For any who are interested, here is the list of speculative novels and short fiction I read in 2014, in no particular order.

Fantasy:
  1. Throne of the Crescent Moon by Saladin Ahmed
  2. The Colour of Magic by Terry Pratchett
  3. The Hogfather by Terry Pratchett
  4. The Hundred Thousand Kingdoms by N.K. Jemisen
  5. Galilee by Clive Barker (Re-read)
  6. A Wizard of Earthsea by Ursula K. LeGuin
  7. The Riddle-Master of Hed by Patricia A. McKillip
  8. All the Bells on Earth by James Blaylock
  9. Krampus by Brom
  10. A Christmas Carol by Charles Dickens
  11. The Iron Dragon's Daughter by Michael Swanwick
  12. Night's Engines by Trent Jamieson
  13. Seventh Son by Orson Scott Card

Science Fiction
  1. Leviathan Wakes by James S.A. Corey
  2. Caliban's War by James S.A. Corey
  3. Earth Abides by George R. Stewart
  4. Hyperion by Dan Simmons
  5. Pavane by Keith Roberts
  6. A Canticle for Leibowitz by Walter M. Miller Jr.
  7. "Flowers for Algernon" by Daniel Keys
  8. "A Martian Odyssey" by Stanley G. Weinbaum
  9. Brown Girl in the Ring by Nalo Hopkinson
  10. Rendezvous With Rama by Arthur C. Clarke
  11. War of the Worlds by H.G. Wells
  12. The Postman by David Brin
  13. Edge of Tomorrow by Hiroshi Sakurazaka

Horror
  1. Frankenstein by Mary Shelley
  2. The Haunting of Hill House by Shirley Jackson
  3. I Am Legend by Richard Matheson
  4. Something Wicked This Way Comes by Ray Bradbury
  5. The Broken Hours by Jacqueline Baker
  6. Feed by Mira Grant
  7. 14 by Peter Clines

And I read Kaiju Rising: Age of Monsters, which was an anthology of giant monster fiction, ranging through all three speculative genres. Contrary to what you might thing about giant monsters in prose, it was a really great anthology - I only skipped a handful of stories.

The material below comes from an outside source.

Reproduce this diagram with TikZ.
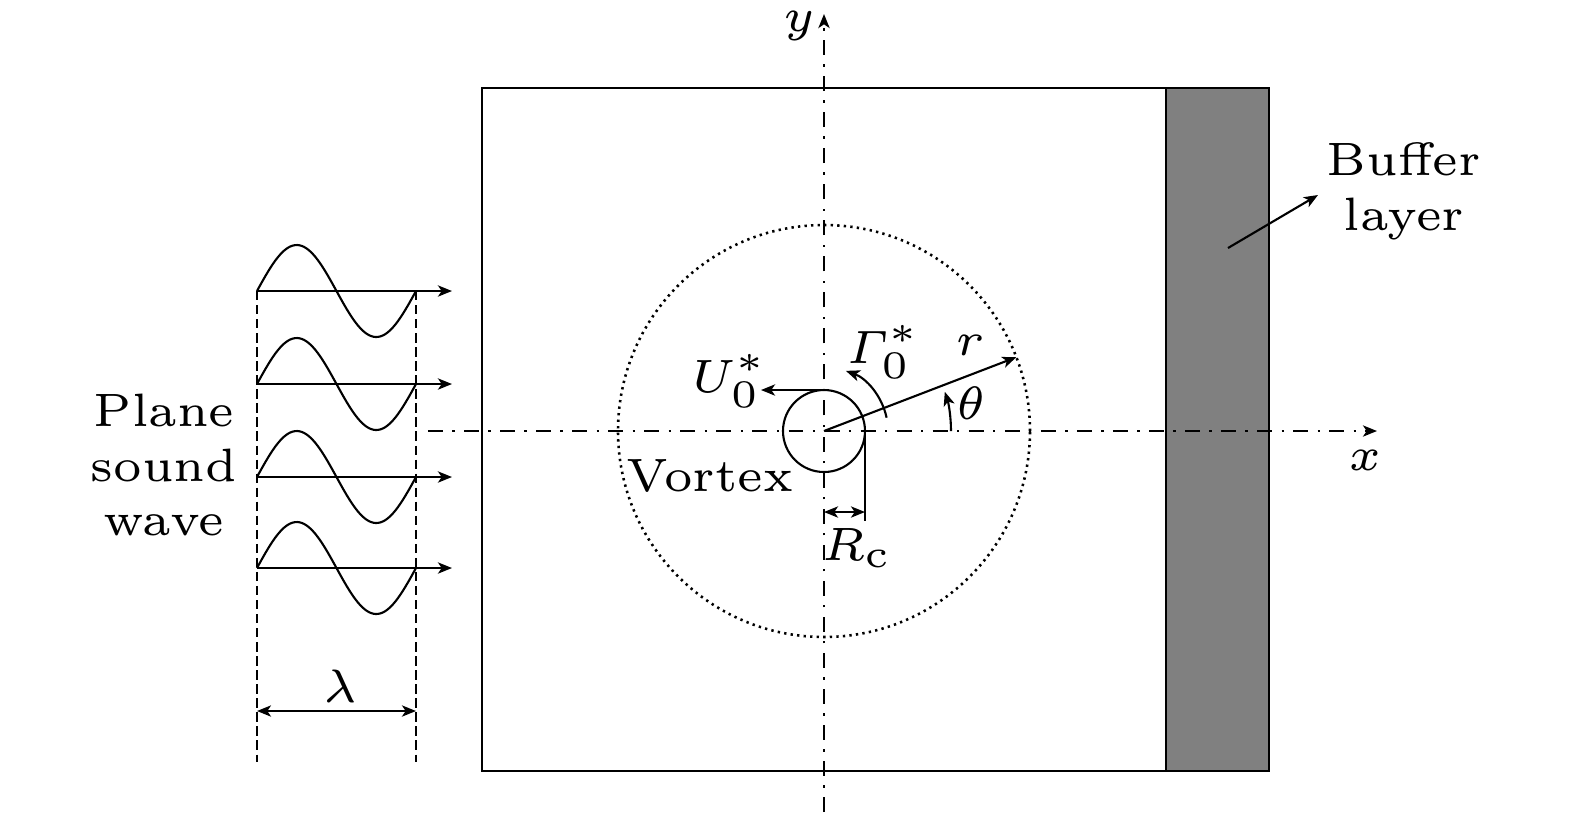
\documentclass[tikz,border=0pt]{standalone}
\usepackage{amsmath}
\usetikzlibrary{arrows.meta}
\begin{document}
\begin{tikzpicture}[x=0.0075cm,y=0.0075cm,
  thinline/.style={line width=0.45pt},
  axisline/.style={line width=0.45pt,dash pattern=on 3.2pt off 2pt on 0.5pt off 2pt},
  guide/.style={line width=0.25pt,dash pattern=on 2pt off 1pt},
  arr/.style={-{Stealth[length=3pt,width=2.4pt,inset=0.8pt]}},
  darr/.style={{Stealth[length=3pt,width=2.4pt,inset=0.8pt]}-{Stealth[length=3pt,width=2.4pt,inset=0.8pt]}},
  lbl/.style={inner sep=0pt,scale=1.6667,font=\fontsize{6}{7}\selectfont}]
\useasboundingbox (-824,431) rectangle (751,-387);
% domain box and buffer
\coordinate (boxSW) at (-342,-340);
\coordinate (boxNE) at (445,343);
\coordinate (bufSW) at (342,-340);
\fill[black!50] (bufSW) rectangle (boxNE);
\draw[thinline] (bufSW) -- (342,343);
\draw[thinline] (boxSW) rectangle (boxNE);
% axes
\coordinate (O) at (0,0);
\coordinate (xs) at (-396,0);
\coordinate (xe) at (553,0);
\coordinate (ys) at (0,-381);
\coordinate (ye) at (0,417);
\draw[axisline,arr] (xs) -- (xe);
\draw[axisline,arr] (ys) -- (ye);
\node[lbl] (xl) at (541,-29) {$x$};
\node[lbl] (yl) at (-25,405) {$y$};
% circles
\draw[line width=0.55pt,dash pattern=on 0.5pt off 0.9pt] (O) circle[radius=206];
\draw[thinline] (O) circle[radius=41];
% r line
\coordinate (rend) at (21:206);
\draw[thinline,arr] (O) -- (rend);
\node[lbl] (rl) at (146,86) {$r$};
% theta
\draw[thinline,arr] (127,0) arc[start angle=0,end angle=18,radius=127];
\node[lbl] (tl) at (147,28) {$\theta$};
% Gamma
\draw[thinline,arr] (12:64) arc[start angle=12,end angle=70,radius=64];
\node[lbl] (gl) at (60,79) {$\varGamma_0^*$};
% U
\coordinate (utop) at (0,41);
\coordinate (uend) at (-63,41);
\draw[thinline,arr] (utop) -- (uend);
\node[lbl] (ul) at (-94,50) {$U_0^*$};
% Vortex
\node[lbl] (vl) at (-114,-45) {Vortex};
% R_c
\coordinate (rc1) at (41,0);
\coordinate (rc2) at (41,-90);
\draw[line width=0.3pt] (rc1) -- (rc2);
\coordinate (rca) at (0,-81);
\coordinate (rcb) at (41,-81);
\draw[thinline,darr] (rca) -- (rcb);
\node[lbl] (rcl) at (33,-117) {$R_\mathrm{c}$};
% waves
\foreach \yy/\nm in {140/a,47/b,-46/c,-137/d}{
  \coordinate (w\nm s) at (-567,\yy);
  \coordinate (w\nm e) at (-372,\yy);
  \draw[thinline,arr] (w\nm s) -- (w\nm e);
  \draw[thinline] plot[domain=0:360,samples=72,smooth] ({-567+0.441667*\x},{\yy+46*sin(\x)});
}
% guides
\coordinate (g1t) at (-567,140);
\coordinate (g1b) at (-567,-331);
\coordinate (g2t) at (-408,140);
\coordinate (g2b) at (-408,-331);
\draw[guide] (g1t) -- (g1b);
\draw[guide] (g2t) -- (g2b);
\coordinate (la) at (-567,-280);
\coordinate (lb) at (-408,-280);
\draw[thinline,darr] (la) -- (lb);
\node[lbl] (lam) at (-484,-255) {$\lambda$};
% plane sound wave
\node[lbl,align=center] (psw) at (-660,-34) {Plane\\sound\\wave};
% buffer
\node[lbl,align=center] (bl) at (580,240) {Buffer\\layer};
\coordinate (bs) at (404,183);
\coordinate (be) at (494,236);
\draw[thinline,arr] (bs) -- (be);
\end{tikzpicture}
\end{document}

Out of the 33 novels and short stories listed here, 25 were from my 200 Year Spec Lit project. Four were from my Speculative Lit Advent, when I read speculative literature related to the Christmas/Solstice/Yule traditions. The rest were just "whatever the hell I want to read."

My second year in this project is moving along well, and, despite regular additions to the stack (which I'm replenishing solely through used bookstores, thrift shops, and local bookstores - I vowed to keep Amazon out of the loop this time), I'm confident this is still achievable in a decade.

Best books I read in each category of speculative fiction in 2014: For fantasy, it has to be The Iron Dragon's Daughter by Michael Swanwick, which is one of the most original approaches to both epic and urban fantasy I've ever read. Elves doing cocaine? The mall being a Rip-Van-Winkle time sink? Dragons as sentient stealth bomber? So inventive. I think it's tied with Saladin Ahmed's Throne of the Crescent Moon, because I've been waiting for a cleric/paladin story for a long time, and Ahmed handles his fantasy religious elements with both verisimilitude and respect. For science fiction, it's Dan Simmon's Hyperion, which nearly became the only novel I'd use in teaching speculative literature at MacEwan next year. It's like one of those beer or wine samplers: there's military SF, aliens, artificial intelligence, post-apocalypticism, space opera, and a dizzying number of great English Lit intertextuality. For Horror, my favourite read was Jacqueline Baker's The Broken Hours, for its strong narrative voice and subtle creepiness.